The remainder of this summer at Pearl Harbor is spent searching, without success, for crashed Japanese aircraft and the deeply submerged remains of the Japanese midget submarine. Built to be a stealth weapon, the sub remains hidden, even after a highly publicized search by our colleague Bob Ballard in November 2000. But after he leaves, the sub is found intact (just as Murphy’s 1988 side-scan sonar image showed it) by a hardworking team from the University of Hawaii’s Undersea Research Lab. The sub’s two-man crew presumably rests inside, reminding us that like Arizona and Utah, these lost ships are more than historic monuments. They are war graves.

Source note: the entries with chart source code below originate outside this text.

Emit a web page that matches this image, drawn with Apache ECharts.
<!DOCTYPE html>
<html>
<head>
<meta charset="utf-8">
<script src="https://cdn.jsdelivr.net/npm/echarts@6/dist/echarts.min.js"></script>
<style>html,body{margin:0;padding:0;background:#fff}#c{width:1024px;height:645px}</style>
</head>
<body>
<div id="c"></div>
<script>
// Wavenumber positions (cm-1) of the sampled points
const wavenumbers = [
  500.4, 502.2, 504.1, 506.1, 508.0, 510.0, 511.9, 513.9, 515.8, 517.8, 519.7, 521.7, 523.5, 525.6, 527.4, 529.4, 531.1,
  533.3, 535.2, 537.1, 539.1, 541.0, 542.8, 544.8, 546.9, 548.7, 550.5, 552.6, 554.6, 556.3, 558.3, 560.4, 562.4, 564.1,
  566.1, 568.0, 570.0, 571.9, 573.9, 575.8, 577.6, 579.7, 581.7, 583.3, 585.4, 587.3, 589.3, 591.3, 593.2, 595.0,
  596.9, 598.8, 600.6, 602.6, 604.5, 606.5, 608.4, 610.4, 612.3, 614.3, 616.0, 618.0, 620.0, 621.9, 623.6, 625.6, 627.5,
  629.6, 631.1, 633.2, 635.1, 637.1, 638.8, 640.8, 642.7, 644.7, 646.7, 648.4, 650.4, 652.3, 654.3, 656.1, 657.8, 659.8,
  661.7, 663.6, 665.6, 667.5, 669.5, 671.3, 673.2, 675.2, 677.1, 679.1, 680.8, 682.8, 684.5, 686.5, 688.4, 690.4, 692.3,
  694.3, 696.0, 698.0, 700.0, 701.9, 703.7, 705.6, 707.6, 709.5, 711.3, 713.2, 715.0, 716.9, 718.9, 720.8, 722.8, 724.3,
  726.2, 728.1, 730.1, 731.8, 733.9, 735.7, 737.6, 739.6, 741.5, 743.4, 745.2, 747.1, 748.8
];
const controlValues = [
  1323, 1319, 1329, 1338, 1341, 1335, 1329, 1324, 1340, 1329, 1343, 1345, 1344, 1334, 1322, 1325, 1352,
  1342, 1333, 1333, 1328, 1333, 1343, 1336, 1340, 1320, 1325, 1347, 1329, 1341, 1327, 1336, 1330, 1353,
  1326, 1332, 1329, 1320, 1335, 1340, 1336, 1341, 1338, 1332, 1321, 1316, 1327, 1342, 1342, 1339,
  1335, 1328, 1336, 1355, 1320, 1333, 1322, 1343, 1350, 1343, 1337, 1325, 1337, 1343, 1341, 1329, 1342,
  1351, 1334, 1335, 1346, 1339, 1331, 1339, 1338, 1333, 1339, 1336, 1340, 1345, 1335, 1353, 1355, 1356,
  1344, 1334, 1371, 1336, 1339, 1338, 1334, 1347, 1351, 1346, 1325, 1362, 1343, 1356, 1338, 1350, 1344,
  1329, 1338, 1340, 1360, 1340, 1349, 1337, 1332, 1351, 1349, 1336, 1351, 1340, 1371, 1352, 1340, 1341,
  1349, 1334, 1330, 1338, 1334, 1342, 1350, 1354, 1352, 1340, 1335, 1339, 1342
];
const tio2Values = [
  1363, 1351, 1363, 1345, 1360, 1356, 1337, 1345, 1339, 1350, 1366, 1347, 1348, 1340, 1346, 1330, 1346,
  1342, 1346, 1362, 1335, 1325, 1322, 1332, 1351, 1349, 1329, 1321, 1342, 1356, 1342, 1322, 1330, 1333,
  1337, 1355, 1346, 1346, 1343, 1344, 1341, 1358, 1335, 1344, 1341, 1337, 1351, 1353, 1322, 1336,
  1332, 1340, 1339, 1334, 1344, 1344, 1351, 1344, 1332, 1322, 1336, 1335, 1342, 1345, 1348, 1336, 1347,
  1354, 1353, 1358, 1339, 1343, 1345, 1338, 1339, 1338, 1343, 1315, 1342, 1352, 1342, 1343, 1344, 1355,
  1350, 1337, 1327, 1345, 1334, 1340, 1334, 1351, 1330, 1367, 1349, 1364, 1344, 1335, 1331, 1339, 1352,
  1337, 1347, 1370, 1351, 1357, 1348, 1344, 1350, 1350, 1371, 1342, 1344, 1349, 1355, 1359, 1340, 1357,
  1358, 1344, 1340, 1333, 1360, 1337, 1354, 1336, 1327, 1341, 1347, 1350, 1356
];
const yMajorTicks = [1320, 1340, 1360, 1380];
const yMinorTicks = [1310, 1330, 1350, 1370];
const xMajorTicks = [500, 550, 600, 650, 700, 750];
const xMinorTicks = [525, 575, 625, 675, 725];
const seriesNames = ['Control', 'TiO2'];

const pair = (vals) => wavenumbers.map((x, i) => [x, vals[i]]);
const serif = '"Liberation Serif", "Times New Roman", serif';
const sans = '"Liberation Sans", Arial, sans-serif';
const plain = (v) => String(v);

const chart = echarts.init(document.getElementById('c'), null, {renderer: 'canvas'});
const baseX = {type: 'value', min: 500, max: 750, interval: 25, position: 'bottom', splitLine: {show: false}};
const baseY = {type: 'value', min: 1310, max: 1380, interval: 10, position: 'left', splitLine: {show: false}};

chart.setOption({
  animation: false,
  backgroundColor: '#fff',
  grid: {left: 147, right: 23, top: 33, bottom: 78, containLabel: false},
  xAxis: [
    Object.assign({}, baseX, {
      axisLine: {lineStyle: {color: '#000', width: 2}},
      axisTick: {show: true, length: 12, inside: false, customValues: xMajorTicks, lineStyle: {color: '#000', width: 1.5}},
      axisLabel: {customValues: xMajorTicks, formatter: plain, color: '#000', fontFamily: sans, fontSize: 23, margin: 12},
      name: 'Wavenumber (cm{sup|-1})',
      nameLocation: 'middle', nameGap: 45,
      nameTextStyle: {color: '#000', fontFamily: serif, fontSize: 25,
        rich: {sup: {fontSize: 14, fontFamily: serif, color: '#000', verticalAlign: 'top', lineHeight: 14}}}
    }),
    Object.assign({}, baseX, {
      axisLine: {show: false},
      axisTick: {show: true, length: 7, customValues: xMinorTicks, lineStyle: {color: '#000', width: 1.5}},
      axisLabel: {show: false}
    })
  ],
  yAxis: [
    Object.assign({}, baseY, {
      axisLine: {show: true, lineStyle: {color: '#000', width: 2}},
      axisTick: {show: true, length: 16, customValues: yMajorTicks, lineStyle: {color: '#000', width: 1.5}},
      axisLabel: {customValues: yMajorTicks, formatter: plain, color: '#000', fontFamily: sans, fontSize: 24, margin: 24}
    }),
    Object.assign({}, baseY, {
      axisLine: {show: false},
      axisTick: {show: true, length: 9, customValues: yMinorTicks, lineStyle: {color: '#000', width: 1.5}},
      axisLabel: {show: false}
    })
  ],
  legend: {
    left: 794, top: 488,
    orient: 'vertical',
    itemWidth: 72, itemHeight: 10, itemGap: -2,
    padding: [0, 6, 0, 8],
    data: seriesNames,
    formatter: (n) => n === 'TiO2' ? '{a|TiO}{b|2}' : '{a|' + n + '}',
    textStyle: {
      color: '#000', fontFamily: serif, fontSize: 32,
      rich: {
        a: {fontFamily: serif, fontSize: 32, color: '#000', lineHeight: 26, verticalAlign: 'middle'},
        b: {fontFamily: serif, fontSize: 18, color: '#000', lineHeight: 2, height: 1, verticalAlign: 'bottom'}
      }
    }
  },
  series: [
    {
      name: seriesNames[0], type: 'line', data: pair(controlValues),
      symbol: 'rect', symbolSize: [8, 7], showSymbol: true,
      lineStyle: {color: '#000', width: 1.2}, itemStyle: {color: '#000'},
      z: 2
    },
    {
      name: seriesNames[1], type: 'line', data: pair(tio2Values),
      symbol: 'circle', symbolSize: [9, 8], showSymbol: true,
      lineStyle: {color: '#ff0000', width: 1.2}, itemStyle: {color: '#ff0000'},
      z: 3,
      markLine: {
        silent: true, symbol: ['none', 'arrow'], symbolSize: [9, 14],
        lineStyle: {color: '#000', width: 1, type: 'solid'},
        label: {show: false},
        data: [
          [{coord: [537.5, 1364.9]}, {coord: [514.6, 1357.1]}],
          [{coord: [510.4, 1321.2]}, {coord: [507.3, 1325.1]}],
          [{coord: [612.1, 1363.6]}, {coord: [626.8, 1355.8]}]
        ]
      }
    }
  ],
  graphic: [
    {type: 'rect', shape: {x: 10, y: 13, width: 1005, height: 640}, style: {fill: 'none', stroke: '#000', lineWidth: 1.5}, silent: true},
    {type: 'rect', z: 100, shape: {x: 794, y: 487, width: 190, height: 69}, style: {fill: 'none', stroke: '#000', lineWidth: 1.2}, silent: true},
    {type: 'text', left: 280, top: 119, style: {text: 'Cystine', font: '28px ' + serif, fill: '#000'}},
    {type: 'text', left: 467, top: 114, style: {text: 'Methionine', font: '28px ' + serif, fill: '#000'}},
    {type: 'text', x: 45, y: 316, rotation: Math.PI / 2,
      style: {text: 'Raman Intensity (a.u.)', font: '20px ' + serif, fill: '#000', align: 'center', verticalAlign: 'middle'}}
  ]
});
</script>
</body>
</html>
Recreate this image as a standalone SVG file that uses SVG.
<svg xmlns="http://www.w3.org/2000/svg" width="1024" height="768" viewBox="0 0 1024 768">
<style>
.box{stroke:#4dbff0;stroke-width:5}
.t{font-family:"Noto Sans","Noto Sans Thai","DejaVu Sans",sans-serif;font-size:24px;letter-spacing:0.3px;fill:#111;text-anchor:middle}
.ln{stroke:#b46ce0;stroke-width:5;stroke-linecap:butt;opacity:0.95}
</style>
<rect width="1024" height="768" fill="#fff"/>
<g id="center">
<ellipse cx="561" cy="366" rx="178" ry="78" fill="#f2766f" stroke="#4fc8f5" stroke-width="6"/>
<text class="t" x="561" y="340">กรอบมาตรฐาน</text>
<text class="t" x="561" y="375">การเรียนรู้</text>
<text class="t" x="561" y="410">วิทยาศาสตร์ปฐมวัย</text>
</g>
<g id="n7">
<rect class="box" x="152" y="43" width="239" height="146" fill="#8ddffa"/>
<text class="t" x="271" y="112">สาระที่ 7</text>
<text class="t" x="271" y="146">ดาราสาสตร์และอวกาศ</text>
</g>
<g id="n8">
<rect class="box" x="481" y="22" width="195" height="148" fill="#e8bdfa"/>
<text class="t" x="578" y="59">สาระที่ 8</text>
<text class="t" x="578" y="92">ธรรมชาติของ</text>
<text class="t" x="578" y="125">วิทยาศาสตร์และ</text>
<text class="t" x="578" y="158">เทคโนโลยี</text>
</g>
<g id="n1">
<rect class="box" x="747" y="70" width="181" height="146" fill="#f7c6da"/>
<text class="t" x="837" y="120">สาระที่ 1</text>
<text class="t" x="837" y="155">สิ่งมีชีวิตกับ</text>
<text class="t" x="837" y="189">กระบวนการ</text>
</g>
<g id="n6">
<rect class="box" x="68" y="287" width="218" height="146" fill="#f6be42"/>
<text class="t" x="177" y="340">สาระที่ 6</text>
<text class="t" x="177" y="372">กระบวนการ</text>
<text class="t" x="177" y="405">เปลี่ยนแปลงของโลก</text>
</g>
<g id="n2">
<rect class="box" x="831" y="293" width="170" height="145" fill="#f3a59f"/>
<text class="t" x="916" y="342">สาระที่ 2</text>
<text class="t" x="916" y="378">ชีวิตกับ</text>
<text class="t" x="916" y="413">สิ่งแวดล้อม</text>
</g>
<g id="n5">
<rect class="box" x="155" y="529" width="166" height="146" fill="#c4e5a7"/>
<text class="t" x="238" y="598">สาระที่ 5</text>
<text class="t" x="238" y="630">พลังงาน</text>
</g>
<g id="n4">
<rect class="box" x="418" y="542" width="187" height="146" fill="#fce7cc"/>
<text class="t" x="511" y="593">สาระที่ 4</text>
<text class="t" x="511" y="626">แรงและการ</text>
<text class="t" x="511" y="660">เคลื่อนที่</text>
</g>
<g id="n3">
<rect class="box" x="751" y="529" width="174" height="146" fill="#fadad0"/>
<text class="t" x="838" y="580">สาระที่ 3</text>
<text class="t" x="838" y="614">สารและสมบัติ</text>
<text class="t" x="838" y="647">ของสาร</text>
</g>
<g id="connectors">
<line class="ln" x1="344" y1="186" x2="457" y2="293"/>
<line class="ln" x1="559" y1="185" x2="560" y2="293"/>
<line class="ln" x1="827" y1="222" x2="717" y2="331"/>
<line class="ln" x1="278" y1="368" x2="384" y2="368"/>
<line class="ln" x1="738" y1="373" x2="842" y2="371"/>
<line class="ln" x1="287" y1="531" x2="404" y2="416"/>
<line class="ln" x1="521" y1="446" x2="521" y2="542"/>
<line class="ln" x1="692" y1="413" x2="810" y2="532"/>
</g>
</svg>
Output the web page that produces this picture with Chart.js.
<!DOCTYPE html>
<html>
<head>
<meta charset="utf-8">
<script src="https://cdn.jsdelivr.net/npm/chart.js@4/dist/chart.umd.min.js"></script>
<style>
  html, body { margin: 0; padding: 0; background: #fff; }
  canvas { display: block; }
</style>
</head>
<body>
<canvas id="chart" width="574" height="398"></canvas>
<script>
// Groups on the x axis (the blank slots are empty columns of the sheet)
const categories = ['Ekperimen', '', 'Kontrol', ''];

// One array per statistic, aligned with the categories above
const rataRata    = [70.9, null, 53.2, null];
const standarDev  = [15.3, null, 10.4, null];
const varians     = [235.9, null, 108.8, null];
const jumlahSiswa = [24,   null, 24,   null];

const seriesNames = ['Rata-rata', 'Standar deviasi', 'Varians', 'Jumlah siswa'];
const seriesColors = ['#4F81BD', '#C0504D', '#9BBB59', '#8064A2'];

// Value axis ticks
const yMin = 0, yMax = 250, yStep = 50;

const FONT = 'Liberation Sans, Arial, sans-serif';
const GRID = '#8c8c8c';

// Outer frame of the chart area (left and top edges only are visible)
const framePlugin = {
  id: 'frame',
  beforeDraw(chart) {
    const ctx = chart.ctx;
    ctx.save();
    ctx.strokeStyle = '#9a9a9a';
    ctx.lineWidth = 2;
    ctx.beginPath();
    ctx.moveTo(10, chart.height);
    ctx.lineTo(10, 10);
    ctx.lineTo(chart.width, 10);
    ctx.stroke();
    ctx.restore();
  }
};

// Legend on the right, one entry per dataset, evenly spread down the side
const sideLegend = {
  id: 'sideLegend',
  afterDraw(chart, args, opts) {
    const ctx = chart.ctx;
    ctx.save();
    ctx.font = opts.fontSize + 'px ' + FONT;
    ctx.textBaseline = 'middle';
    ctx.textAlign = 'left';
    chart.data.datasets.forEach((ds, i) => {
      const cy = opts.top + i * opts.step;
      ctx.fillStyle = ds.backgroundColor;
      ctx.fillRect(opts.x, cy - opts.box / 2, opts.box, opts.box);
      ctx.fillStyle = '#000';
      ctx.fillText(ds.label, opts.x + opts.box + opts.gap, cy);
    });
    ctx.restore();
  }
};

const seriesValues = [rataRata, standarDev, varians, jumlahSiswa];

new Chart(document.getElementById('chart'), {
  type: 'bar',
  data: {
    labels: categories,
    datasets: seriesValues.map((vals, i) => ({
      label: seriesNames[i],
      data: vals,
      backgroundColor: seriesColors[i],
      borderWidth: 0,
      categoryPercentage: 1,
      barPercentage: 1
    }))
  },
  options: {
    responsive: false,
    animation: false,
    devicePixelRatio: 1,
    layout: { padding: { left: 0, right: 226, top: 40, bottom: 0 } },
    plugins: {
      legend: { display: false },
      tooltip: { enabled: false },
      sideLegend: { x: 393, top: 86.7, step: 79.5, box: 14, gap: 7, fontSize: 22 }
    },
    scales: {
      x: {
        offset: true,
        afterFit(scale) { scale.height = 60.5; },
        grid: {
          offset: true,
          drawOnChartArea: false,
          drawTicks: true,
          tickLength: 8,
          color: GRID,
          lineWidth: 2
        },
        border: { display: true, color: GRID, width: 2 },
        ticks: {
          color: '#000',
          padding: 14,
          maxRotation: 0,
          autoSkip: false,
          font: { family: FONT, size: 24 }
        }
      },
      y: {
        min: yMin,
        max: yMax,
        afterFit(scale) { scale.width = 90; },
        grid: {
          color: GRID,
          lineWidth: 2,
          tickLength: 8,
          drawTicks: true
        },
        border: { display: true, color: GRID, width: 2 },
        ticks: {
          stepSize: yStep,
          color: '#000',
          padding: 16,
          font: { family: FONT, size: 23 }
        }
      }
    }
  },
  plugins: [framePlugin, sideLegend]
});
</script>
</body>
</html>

Working at Pearl Harbor, which is steeped with the emotionally charged memories of that day of infamy, had a deep impact on me, an archeologist who hitherto had dealt with a more distant past. The tragedy of the attack and the sunken ships and the memorials reminded me that humanity is at core of what I do — archeology is far more than a scientific reappraisal or a recovery of relics. Lost ships, historic sites and sacred places like memorials are mirrors in which we examine ourselves. Human weakness, human arrogance, heroism, sacrifice and perseverance dominate the story of the Pearl Harbor attack. Diving on Arizona and Utah, which had sunk in a handful of minutes as their crews were propelled from peace to war, and from the here and now to eternity, was a potent reminder of the human cost when nations collide.

CHAPTER THREE

SUNK BY THE ATOMIC BOMB

AT BIKINI ATOLL

We’ve been flying for hours over an empty ocean, far out in the middle of the Pacific. Now, the plane’s slow turn signals that we are approaching our destination. Leaning over to look out the small windows in the crowded cabin, we all scan the horizon. The dark sea is giving way to the greenish-tinged hues of shallow water. In the midst of these sparkling waters, the white sand of islands appears. A chain of islands, like pearls on a string, mark the top of a volcano’s rim, now submerged. The shallows of the atoll merge into darker water inside the ring, the drowned maw of the volcano, that now forms a deep lagoon.